The Road MoreTraveled By
A video captured from the Taliban in Afghanistan illustrates the power of electronic warfare. The enemy is using a cell phone to trigger an IED on American convoys. But the Americans have their own wizardry. Their vehicles are blanketed by an electronic jamming bubble. Watch as the Taliban try to blow up American vehicles traveling along the strategic Pech River road without success. Not even praying to Allah helps.
If you think the Taliban were trying to kill American soldiers, you would only be half-right. What they were really trying to do was block a road.
A road is a the pathway to civilization and the battle to upgrade and secure the Pech river road is one of the more interesting but unsung stories of the war. The Pech River road is now well along in its construction. The Taliban have lost to civilization -- for now. Road-building has been a strategic counterinsurgency weapon since ancient times. As David Kilcullen explains how he learned this lesson:
As a tactics instructor in the mid-1990s, teaching British platoon commanders at the School of Infantry, I spent many weeks on extended field exercises in the wilds of south Wales and on windswept Salisbury Plain. Both landscapes are studded with Roman military antiquities, relics of ancient counterinsurgency campaigns – mile-castles, military roads, legion encampments – as well as the Iron Age hill-forts of the Romans' insurgent adversaries. Teaching ambushing, I often found that ambush sites I chose from a map, even on the remotest hillsides, would turn out (once I dragged my weary, rucksack-carrying ass to the actual spot) to have Roman or Celtic ruins on them, and often a Roman military road nearby: call me lacking in self-assurance, but I often found this a comforting vote of confidence in my tactical judgment from the collective wisdom of the ancestors.
Like the Romans, counterinsurgents through history have engaged in road-building as a tool for projecting military force, extending governance and the rule of law, enhancing political communication and bringing economic development, health and education to the population. Clearly, roads that are patrolled by friendly forces or secured by local allies also have the tactical benefit of channeling and restricting insurgent movement and compartmenting terrain across which guerrillas could otherwise move freely. But the political impact of road-building is even more striking than its tactical effect.

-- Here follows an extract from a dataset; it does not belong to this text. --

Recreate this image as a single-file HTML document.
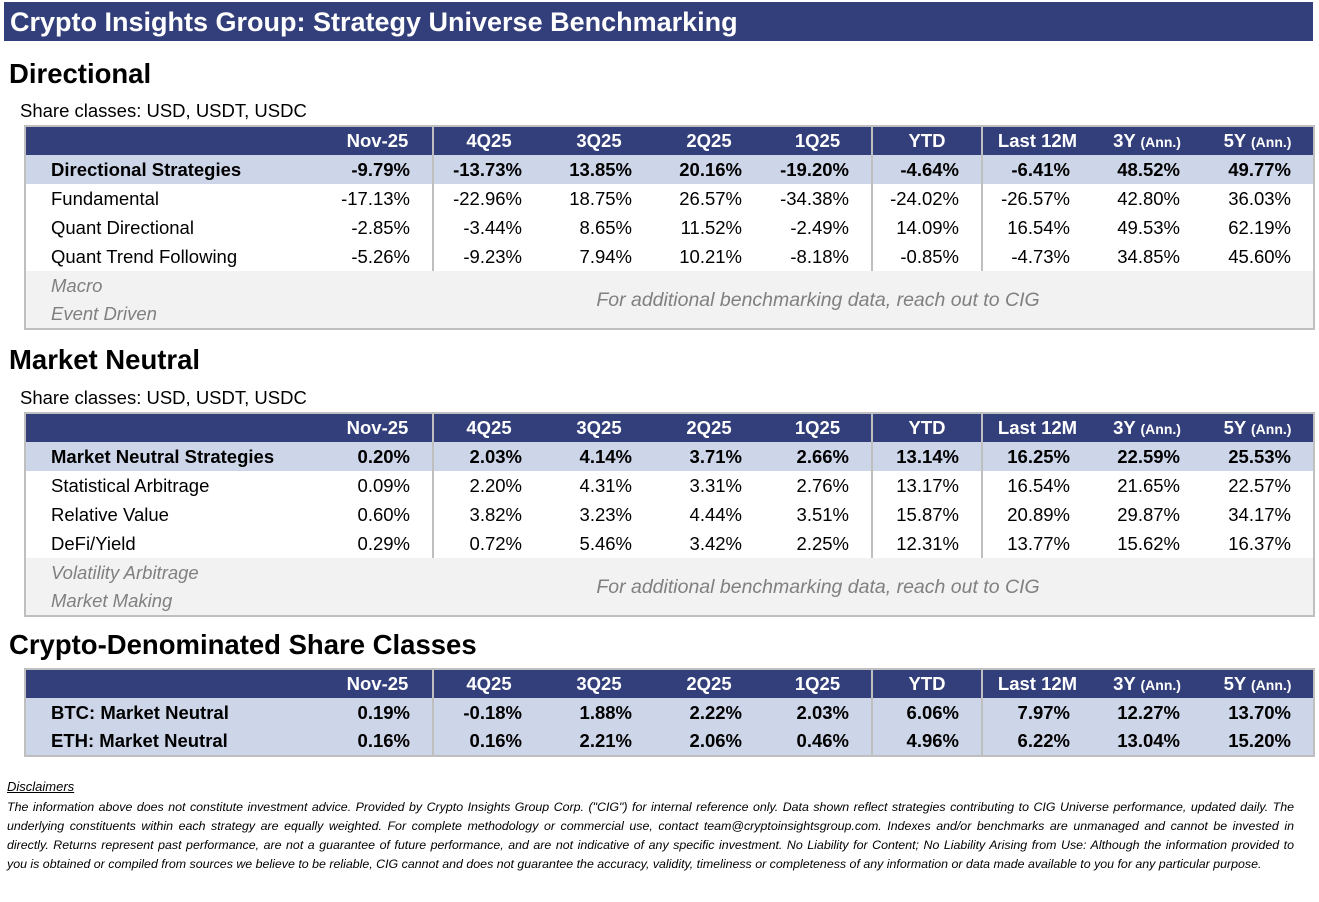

Kilcullen argues that road-building "separates the enemy from the population ... builds connectivity with and confidence in government ... creates jobs and promotes business, facilitates agriculture, and allows farmers to get crops to market faster before they spoil". Ultimately fighting extremism in the 21st century is a race to see which side can use technology better. One side wants to use it to return the world to the 8th century and the other to reach the stars.